What this task involves -> Return exactly, please, the lines that run from the line with "Rebuild this chart" to the line with "Chart.register(...registerables);", ends included, and omit all pictures.

Raw records ->
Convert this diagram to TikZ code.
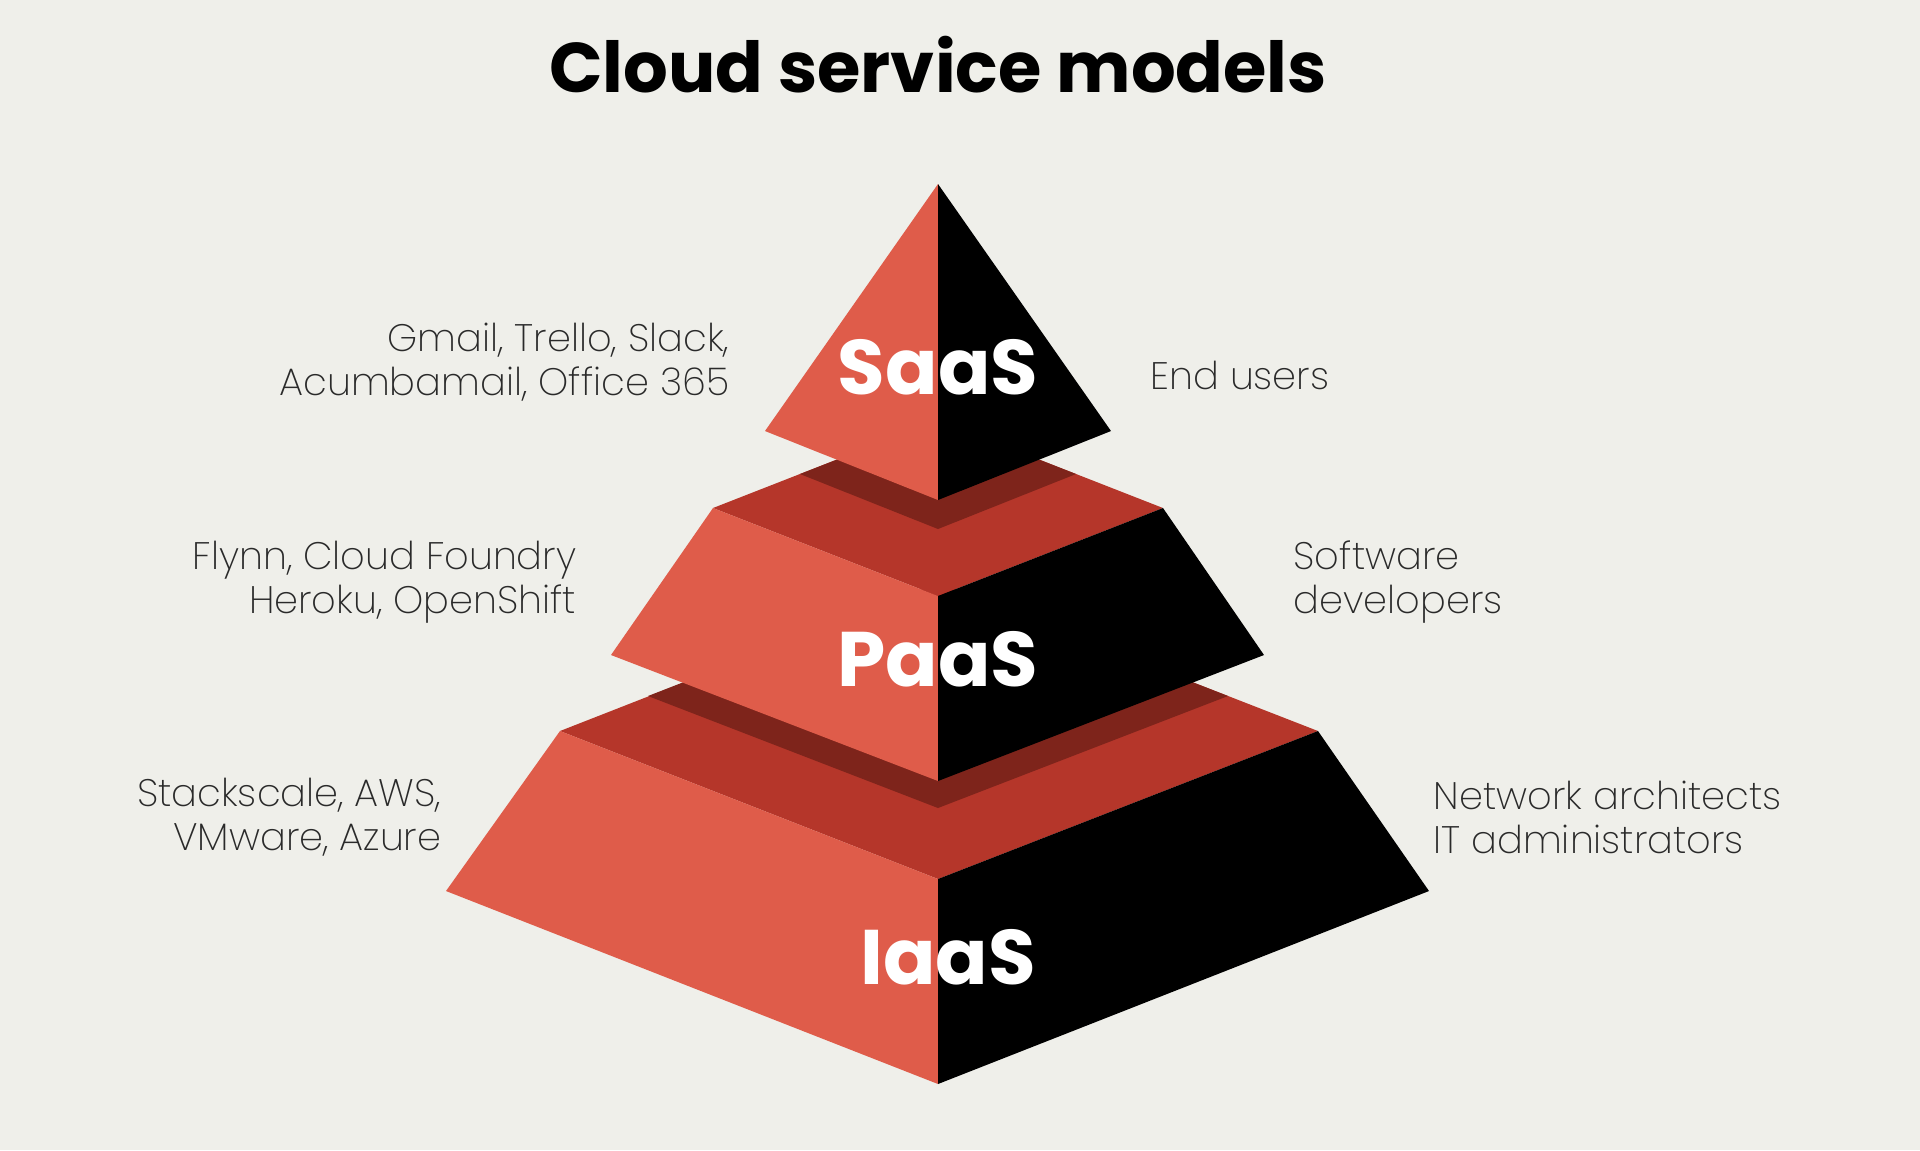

--

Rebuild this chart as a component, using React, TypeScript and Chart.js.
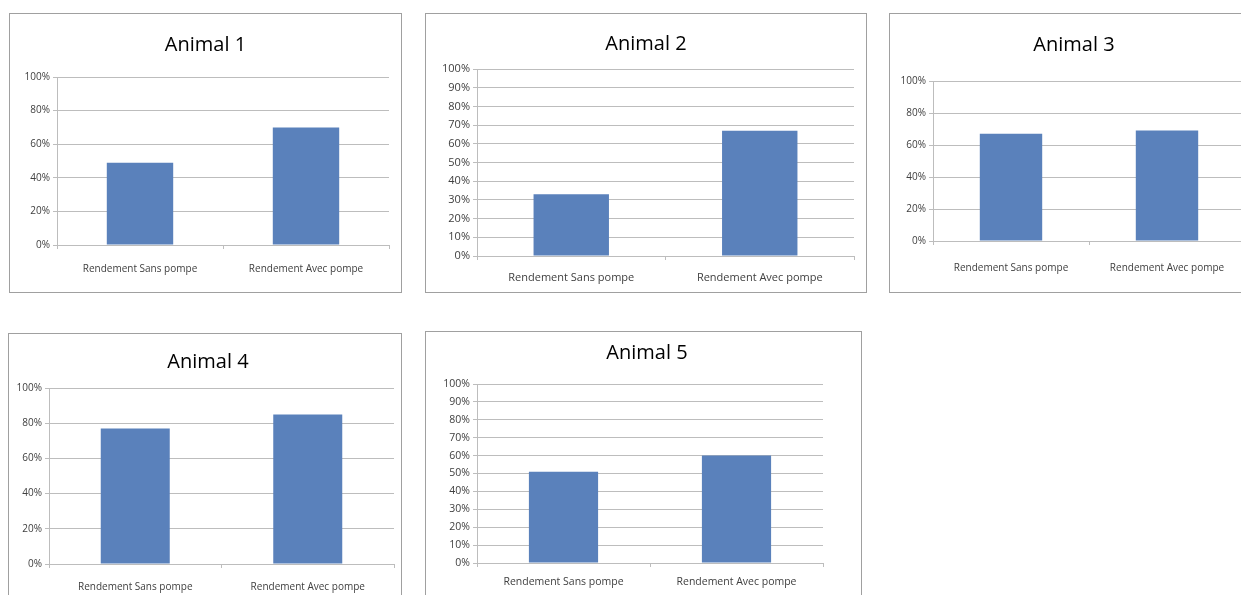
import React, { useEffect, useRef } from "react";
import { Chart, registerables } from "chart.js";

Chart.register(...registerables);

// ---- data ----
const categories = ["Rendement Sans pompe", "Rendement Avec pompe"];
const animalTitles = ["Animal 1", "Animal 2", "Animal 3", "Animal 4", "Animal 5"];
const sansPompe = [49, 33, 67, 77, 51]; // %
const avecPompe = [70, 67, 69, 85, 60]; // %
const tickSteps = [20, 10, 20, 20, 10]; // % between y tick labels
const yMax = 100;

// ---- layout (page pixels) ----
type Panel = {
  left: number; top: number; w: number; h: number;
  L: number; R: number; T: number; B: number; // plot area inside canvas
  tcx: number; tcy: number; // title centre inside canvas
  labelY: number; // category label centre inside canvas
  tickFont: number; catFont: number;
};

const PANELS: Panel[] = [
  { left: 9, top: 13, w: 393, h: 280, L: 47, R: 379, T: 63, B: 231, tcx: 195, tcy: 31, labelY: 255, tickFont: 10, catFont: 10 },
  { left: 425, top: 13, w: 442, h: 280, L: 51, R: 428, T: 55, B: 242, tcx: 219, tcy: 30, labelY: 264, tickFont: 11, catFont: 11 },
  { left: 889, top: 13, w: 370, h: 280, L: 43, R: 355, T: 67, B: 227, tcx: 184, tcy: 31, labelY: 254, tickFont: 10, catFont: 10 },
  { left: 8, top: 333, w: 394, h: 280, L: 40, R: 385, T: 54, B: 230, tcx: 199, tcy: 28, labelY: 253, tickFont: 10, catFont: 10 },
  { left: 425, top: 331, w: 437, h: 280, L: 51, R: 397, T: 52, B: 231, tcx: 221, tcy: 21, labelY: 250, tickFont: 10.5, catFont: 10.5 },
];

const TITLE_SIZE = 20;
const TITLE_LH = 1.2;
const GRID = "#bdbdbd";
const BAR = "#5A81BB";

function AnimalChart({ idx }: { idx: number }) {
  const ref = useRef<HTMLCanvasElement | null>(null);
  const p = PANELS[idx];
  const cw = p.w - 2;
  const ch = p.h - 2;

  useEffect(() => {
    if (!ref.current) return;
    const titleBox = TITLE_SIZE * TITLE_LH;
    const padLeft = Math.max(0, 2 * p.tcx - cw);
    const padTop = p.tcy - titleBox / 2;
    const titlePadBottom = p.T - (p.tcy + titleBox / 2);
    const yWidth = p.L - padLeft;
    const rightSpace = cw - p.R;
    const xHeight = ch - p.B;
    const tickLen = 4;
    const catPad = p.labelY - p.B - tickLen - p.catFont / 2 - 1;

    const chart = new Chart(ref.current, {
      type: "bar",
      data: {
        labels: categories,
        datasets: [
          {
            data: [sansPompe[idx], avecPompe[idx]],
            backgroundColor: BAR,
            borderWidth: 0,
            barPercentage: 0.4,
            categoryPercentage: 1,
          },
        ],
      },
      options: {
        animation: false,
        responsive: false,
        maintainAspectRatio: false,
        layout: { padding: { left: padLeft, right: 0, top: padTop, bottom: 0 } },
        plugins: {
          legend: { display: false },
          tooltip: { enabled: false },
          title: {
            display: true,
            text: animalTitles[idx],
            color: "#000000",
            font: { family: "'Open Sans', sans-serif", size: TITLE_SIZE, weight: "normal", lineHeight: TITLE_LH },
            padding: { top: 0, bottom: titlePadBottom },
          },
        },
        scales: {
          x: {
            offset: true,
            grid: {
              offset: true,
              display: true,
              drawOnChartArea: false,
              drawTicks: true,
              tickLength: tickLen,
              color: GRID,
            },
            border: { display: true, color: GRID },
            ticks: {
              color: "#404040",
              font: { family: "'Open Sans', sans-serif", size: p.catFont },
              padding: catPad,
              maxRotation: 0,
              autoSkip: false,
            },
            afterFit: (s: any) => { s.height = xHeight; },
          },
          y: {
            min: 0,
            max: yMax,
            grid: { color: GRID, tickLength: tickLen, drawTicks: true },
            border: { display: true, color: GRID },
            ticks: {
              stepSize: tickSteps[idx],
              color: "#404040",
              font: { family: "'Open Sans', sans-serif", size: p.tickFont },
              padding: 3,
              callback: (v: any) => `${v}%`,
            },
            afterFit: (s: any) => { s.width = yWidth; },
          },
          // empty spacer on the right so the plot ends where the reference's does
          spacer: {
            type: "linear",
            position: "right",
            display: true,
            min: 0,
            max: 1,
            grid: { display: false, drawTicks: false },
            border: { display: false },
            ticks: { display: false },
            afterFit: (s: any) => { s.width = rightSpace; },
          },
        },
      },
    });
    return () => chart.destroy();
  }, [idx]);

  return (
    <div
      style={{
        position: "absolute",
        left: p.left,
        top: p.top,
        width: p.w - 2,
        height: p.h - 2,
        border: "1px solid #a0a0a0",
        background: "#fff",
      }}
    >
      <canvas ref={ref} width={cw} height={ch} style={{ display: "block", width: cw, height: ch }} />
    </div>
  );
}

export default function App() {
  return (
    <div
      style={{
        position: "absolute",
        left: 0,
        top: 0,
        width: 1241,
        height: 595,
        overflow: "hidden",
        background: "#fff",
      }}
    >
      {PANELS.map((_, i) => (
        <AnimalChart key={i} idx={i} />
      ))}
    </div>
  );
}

* * *

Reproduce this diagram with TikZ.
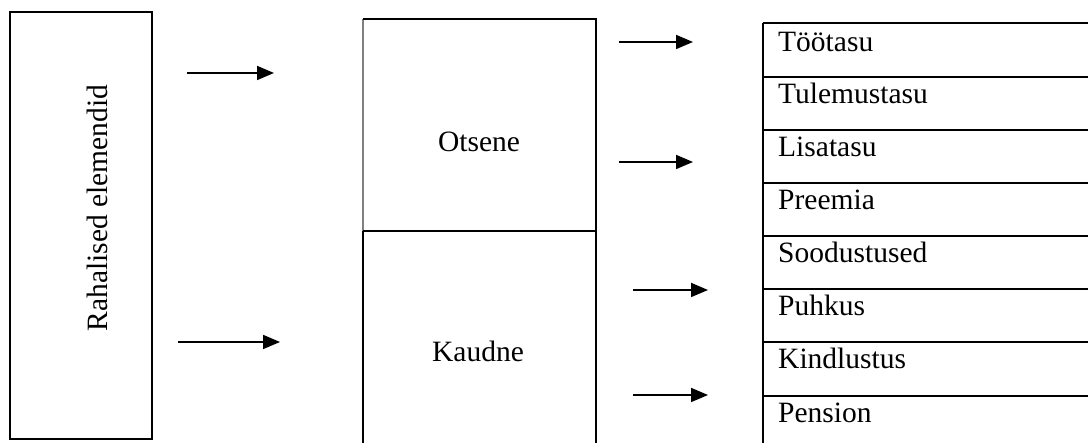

Written reply ->
Rebuild this chart as a component, using React, TypeScript and Chart.js.
import React, { useEffect, useRef } from "react";
import { Chart, registerables } from "chart.js";

Chart.register(...registerables);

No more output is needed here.